Baş’ı özellikle ve öncelikle
kafasız düşünmek zordur. Biri olmazsa diğeri olmaz gibidir ve birinin ya da her
ikisinin birden kökeninin arapça ya da farsça olması aralarındaki bağlılaşımı
etkilemez; kullanımları kendilerine özgü biçimde gerçekleşir, ancak farklılaşırsa
kavranış biçimleri de doğal olarak farklılaşır, göndermeleri birbirinden ayrıksılaşır.

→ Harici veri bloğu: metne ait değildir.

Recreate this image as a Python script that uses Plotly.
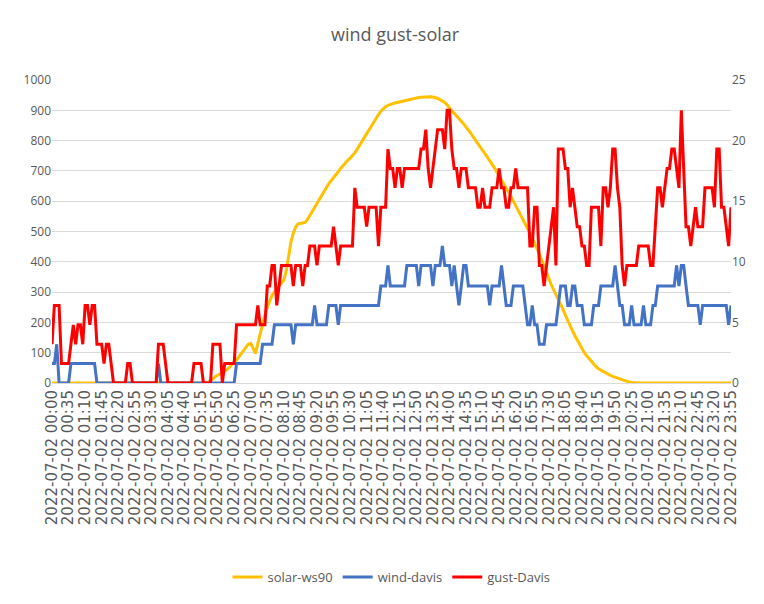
import plotly.graph_objects as go

# Categories: 5-minute timestamps across 2022-07-02
times = [f"2022-07-02 {h:02d}:{m:02d}" for h in range(24) for m in range(0, 60, 5)]

# solar-ws90 (left axis, W/m2)
solar = [
    0, 0, 0, 0, 0, 0, 0, 0, 0, 0, 0, 0, 0, 0, 0, 0, 0, 0, 0, 0, 0, 0, 0, 0,
    0, 0, 0, 0, 0, 0, 0, 0, 0, 0, 0, 0, 0, 0, 0, 0, 0, 0, 0, 0, 0, 0, 0, 0,
    0, 0, 0, 0, 0, 0, 0, 0, 0, 0, 0, 0, 0, 0, 0, 0, 0, 0, 3, 8, 14, 21, 26, 31,
    36, 40, 44, 52, 62, 70, 76, 86, 98, 110, 120, 128, 131, 115, 98, 130, 164, 195, 225, 250, 270, 290, 300, 310,
    318, 330, 340, 370, 420, 465, 495, 515, 525, 527, 528, 530, 540, 552, 565, 578, 592, 606, 620, 634, 647, 658, 668, 677,
    686, 697, 708, 718, 727, 735, 742, 750, 760, 772, 785, 797, 810, 824, 837, 850, 862, 874, 886, 897, 905, 912, 916, 920,
    922, 924, 926, 928, 929, 931, 932, 934, 936, 938, 940, 942, 943, 944, 944, 945, 945, 944, 942, 939, 935, 931, 926, 918,
    907, 898, 890, 882, 873, 864, 855, 845, 836, 825, 812, 800, 788, 778, 768, 757, 746, 736, 723, 710, 696, 683, 670, 656,
    643, 630, 616, 600, 585, 572, 560, 545, 530, 515, 495, 478, 462, 445, 426, 405, 384, 362, 345, 325, 308, 293, 278, 262,
    243, 224, 205, 188, 172, 157, 142, 126, 112, 100, 90, 80, 70, 61, 54, 47, 42, 38, 33, 29, 25, 22, 19, 16,
    13, 10, 7, 5, 3, 2, 1, 0, 0, 0, 0, 0, 0, 0, 0, 0, 0, 0, 0, 0, 0, 0, 0, 0,
    0, 0, 0, 0, 0, 0, 0, 0, 0, 0, 0, 0, 0, 0, 0, 0, 0, 0, 0, 0, 0, 0, 0, 0,
]

# wind-davis (right axis, km/h)
wind = [
    1.6, 1.6, 3.2, 0, 0, 0, 0, 0, 1.6, 1.6, 1.6, 1.6, 1.6, 1.6, 1.6, 1.6, 1.6, 1.6, 1.6, 0, 0, 0, 0, 0,
    0, 0, 0, 0, 0, 0, 0, 0, 0, 0, 0, 0, 0, 0, 0, 0, 0, 0, 0, 0, 0, 1.6, 0, 0,
    0, 0, 0, 0, 0, 0, 0, 0, 0, 0, 0, 0, 0, 0, 0, 0, 0, 0, 0, 0, 0, 0, 0, 0,
    0, 0, 0, 0, 0, 0, 1.6, 1.6, 1.6, 1.6, 1.6, 1.6, 1.6, 1.6, 1.6, 1.6, 1.6, 3.2, 3.2, 3.2, 3.2, 3.2, 4.8, 4.8,
    4.8, 4.8, 4.8, 4.8, 4.8, 4.8, 3.2, 4.8, 4.8, 4.8, 4.8, 4.8, 4.8, 4.8, 4.8, 6.4, 4.8, 4.8, 4.8, 4.8, 4.8, 6.4, 6.4, 6.4,
    6.4, 4.8, 6.4, 6.4, 6.4, 6.4, 6.4, 6.4, 6.4, 6.4, 6.4, 6.4, 6.4, 6.4, 6.4, 6.4, 6.4, 6.4, 6.4, 8.0, 8.0, 8.0, 9.7, 8.0,
    8.0, 8.0, 8.0, 8.0, 8.0, 8.0, 9.7, 9.7, 9.7, 9.7, 9.7, 8.0, 9.7, 9.7, 9.7, 9.7, 9.7, 8.0, 9.7, 9.7, 9.7, 11.3, 9.7, 9.7,
    9.7, 8.0, 9.7, 8.0, 6.4, 8.0, 9.7, 9.7, 8.0, 8.0, 8.0, 8.0, 8.0, 8.0, 8.0, 8.0, 8.0, 6.4, 8.0, 8.0, 8.0, 8.0, 9.7, 8.0,
    6.4, 6.4, 6.4, 8.0, 8.0, 8.0, 8.0, 8.0, 6.4, 4.8, 4.8, 6.4, 4.8, 4.8, 3.2, 3.2, 3.2, 4.8, 4.8, 4.8, 4.8, 4.8, 6.4, 8.0,
    8.0, 8.0, 6.4, 6.4, 8.0, 8.0, 6.4, 6.4, 6.4, 4.8, 4.8, 4.8, 4.8, 6.4, 6.4, 6.4, 8.0, 8.0, 8.0, 8.0, 8.0, 8.0, 9.7, 8.0,
    6.4, 6.4, 4.8, 4.8, 4.8, 6.4, 4.8, 4.8, 4.8, 4.8, 6.4, 4.8, 4.8, 4.8, 6.4, 6.4, 8.0, 8.0, 8.0, 8.0, 8.0, 8.0, 8.0, 8.0,
    9.7, 8.0, 9.7, 9.7, 8.0, 6.4, 6.4, 6.4, 6.4, 6.4, 4.8, 6.4, 6.4, 6.4, 6.4, 6.4, 6.4, 6.4, 6.4, 6.4, 6.4, 6.4, 4.8, 6.4,
]

# gust-Davis (right axis, km/h)
gust = [
    3.2, 6.4, 6.4, 6.4, 1.6, 1.6, 1.6, 1.6, 3.2, 4.8, 3.2, 4.8, 4.8, 3.2, 6.4, 6.4, 4.8, 6.4, 6.4, 3.2, 3.2, 3.2, 1.6, 3.2,
    3.2, 1.6, 0, 0, 0, 0, 0, 0, 1.6, 1.6, 0, 0, 0, 0, 0, 0, 0, 0, 0, 0, 0, 3.2, 3.2, 3.2,
    1.6, 0, 0, 0, 0, 0, 0, 0, 0, 0, 0, 0, 1.6, 1.6, 1.6, 1.6, 0, 0, 0, 0, 3.2, 3.2, 3.2, 3.2,
    0, 1.6, 1.6, 1.6, 1.6, 1.6, 4.8, 4.8, 4.8, 4.8, 4.8, 4.8, 4.8, 4.8, 4.8, 6.4, 4.8, 4.8, 4.8, 8.0, 8.0, 9.7, 9.7, 6.4,
    8.0, 9.7, 9.7, 9.7, 9.7, 9.7, 8.0, 9.7, 9.7, 9.7, 8.0, 9.7, 9.7, 11.3, 11.3, 11.3, 9.7, 11.3, 11.3, 11.3, 11.3, 11.3, 11.3, 12.9,
    11.3, 9.7, 11.3, 11.3, 11.3, 11.3, 11.3, 11.3, 16.1, 14.5, 14.5, 14.5, 14.5, 12.9, 14.5, 14.5, 14.5, 14.5, 11.3, 14.5, 14.5, 14.5, 19.3, 17.7,
    17.7, 16.1, 17.7, 17.7, 16.1, 17.7, 17.7, 17.7, 17.7, 17.7, 17.7, 17.7, 19.3, 19.3, 20.9, 17.7, 16.1, 17.7, 19.3, 20.9, 20.9, 20.9, 19.3, 22.5,
    22.5, 19.3, 17.7, 17.7, 16.1, 17.7, 17.7, 17.7, 16.1, 16.1, 16.1, 16.1, 14.5, 14.5, 16.1, 14.5, 14.5, 14.5, 16.1, 16.1, 16.1, 17.7, 16.1, 16.1,
    14.5, 14.5, 16.1, 16.1, 17.7, 16.1, 16.1, 16.1, 16.1, 16.1, 11.3, 11.3, 14.5, 14.5, 9.7, 9.7, 8.0, 9.7, 11.3, 12.9, 14.5, 9.7, 19.3, 19.3,
    19.3, 17.7, 17.7, 14.5, 16.1, 14.5, 12.9, 12.9, 11.3, 11.3, 9.7, 9.7, 14.5, 14.5, 14.5, 14.5, 11.3, 16.1, 16.1, 14.5, 16.1, 19.3, 19.3, 16.1,
    14.5, 9.7, 8.0, 9.7, 9.7, 9.7, 9.7, 9.7, 11.3, 11.3, 11.3, 11.3, 11.3, 9.7, 9.7, 12.9, 16.1, 16.1, 14.5, 16.1, 17.7, 17.7, 19.3, 19.3,
    17.7, 16.1, 22.5, 17.7, 12.9, 12.9, 11.3, 12.9, 14.5, 12.9, 12.9, 12.9, 16.1, 16.1, 16.1, 16.1, 14.5, 19.3, 19.3, 14.5, 14.5, 12.9, 11.3, 14.5,
]

x_ticks = times[::7]
left_ticks = list(range(0, 1001, 100))
right_ticks = [0, 5, 10, 15, 20, 25]

GREY = "#595959"

fig = go.Figure()
fig.add_trace(go.Scatter(x=times, y=solar, mode="lines", name="solar-ws90",
                         line=dict(color="#FFC000", width=3), yaxis="y"))
fig.add_trace(go.Scatter(x=times, y=wind, mode="lines", name="wind-davis",
                         line=dict(color="#4472C4", width=3), yaxis="y2"))
fig.add_trace(go.Scatter(x=times, y=gust, mode="lines", name="gust-Davis",
                         line=dict(color="#FF0000", width=3), yaxis="y2"))

fig.update_layout(
    width=756, height=596,
    margin=dict(l=44, r=33, t=72, b=221),
    paper_bgcolor="white", plot_bgcolor="white",
    title=dict(text="wind gust-solar", x=0.512, xanchor="center",
               y=0.955, yanchor="middle",
               font=dict(family="Open Sans", size=18, color=GREY)),
    xaxis=dict(type="category", range=[0, len(times) - 1],
               tickmode="array", tickvals=x_ticks, ticktext=x_ticks,
               tickangle=-90, showgrid=False, zeroline=False,
               showline=True, linecolor="#d9d9d9", linewidth=1,
               tickfont=dict(family="DejaVu Sans", size=15, color=GREY)),
    yaxis=dict(range=[0, 1000], tickmode="array", tickvals=left_ticks,
               showgrid=True, gridcolor="#d9d9d9", gridwidth=1,
               zeroline=False, showline=False,
               tickfont=dict(family="Open Sans", size=12, color=GREY)),
    yaxis2=dict(range=[0, 25], tickmode="array", tickvals=right_ticks,
                overlaying="y", side="right", showgrid=False,
                zeroline=False, showline=False,
                tickfont=dict(family="Open Sans", size=12, color=GREY)),
    legend=dict(orientation="h", x=0.5, xanchor="center",
                yref="container", y=0.0453, yanchor="middle",
                font=dict(family="Open Sans", size=13, color=GREY),
                itemwidth=30),
    showlegend=True,
)

fig.write_html("out.html")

Kafa ister istemez baş’a eklemlenir. Baş böylece kafa’nın karşıtlığında ve desteğinde,
ama büyük ölçüde kelle’nin ve ser’in az uzağında işlev görür. Ser ve kelle’nin baş
olarak kullanılması, kafanın kullanılmasından daha az yoğun sayılır. Her
eşdeğerli kelimenin eş kullanımlı olmadığı, birinin yerine diğerinin tastamam geçemeyeceği
bir kez daha anlaşılmış olur.
Bağlam ve üsluba göre başlık ya
da serpuş kullanımı, kuşkusuz, kullanıcı niyet ve tercihine mazhardır. Ancak
kullanımsal bağdaşıklık kimi zaman da tercihi baştan dayatabilir: kafa atmak
yerine baş atmak ya da kafa adam yerine baş adam olmaz. Kelle peyniri de öyle
ama serseri mayın yerine başıboş mayın yine tercihe kalır; kafam ağrıyor ile
başım ağrıyor tercihi gibi.
*
Başı ve kafa ile ilgili kullanımsal
tezahürler, çeşitli tercih farklılıkları ve bağdaşıklık dayatmaları sonucu güncellenir
durur. Başın davul gibiliği, kafanın kazan gibiliği, başı iki yana sallama, kafayı
oynatma, sallabaş, baş kaldırı, kafa yapısı, kafa üstü, baş aşağı, çeribaşı, bölücübaşı,
başrol, başşehir, kol başı, üst baş, başpınar, pınarbaşı, baş parmak, baş göz
etme, baştan çıkarma, baş gösterme, baş koyma, başı hoş, kafası boş,
darısı başına gibi bir dizi kullanım birbiriyle kimi zaman yer değiştirerek,
kimi zaman da farklı kullanım düzeylerinde, farklı ek ve kelimelerin desteğiyle
başkaca kavrayışlara yol açarak dilsel işlevini sürdürür ve delalet ettiği
kavrayış listesi uzadıkça uzar; beden olur, kişi olur, benlik olur, kendilik
olur.
Bir kelime üzerinde düşünmeye
çalışmak kainata bir zerreden bakmak gibidir. Ben de öyle yapmaya, baş’ın
dünyasına bir nebze nüfuz etmeye çalıştım; deyim yerindeyse, aklımı başıma
alarak, baş’ın başımızdan eksik olmamasının gerekçesini başım sağ
iken az da olsa ihsas etmeyi denedim. Baş, kuşkusuz, yalın bir örnek ve kadim bir
emanet. Sadece baş değil, yeryüzünün tüm kelimeleri, tıpkı dilleri gibi yüklendikleri
deneyim ve kavranış birikimleriyle insanlığa emanet. Her biri, işlenebilir
nihayetsiz bir metin. Bir kelimenin yitimi, hiç abartısız, dünya alemin küçük
ölçekli bellek yitimi; nihayetsiz mikro-metnin nihayeti.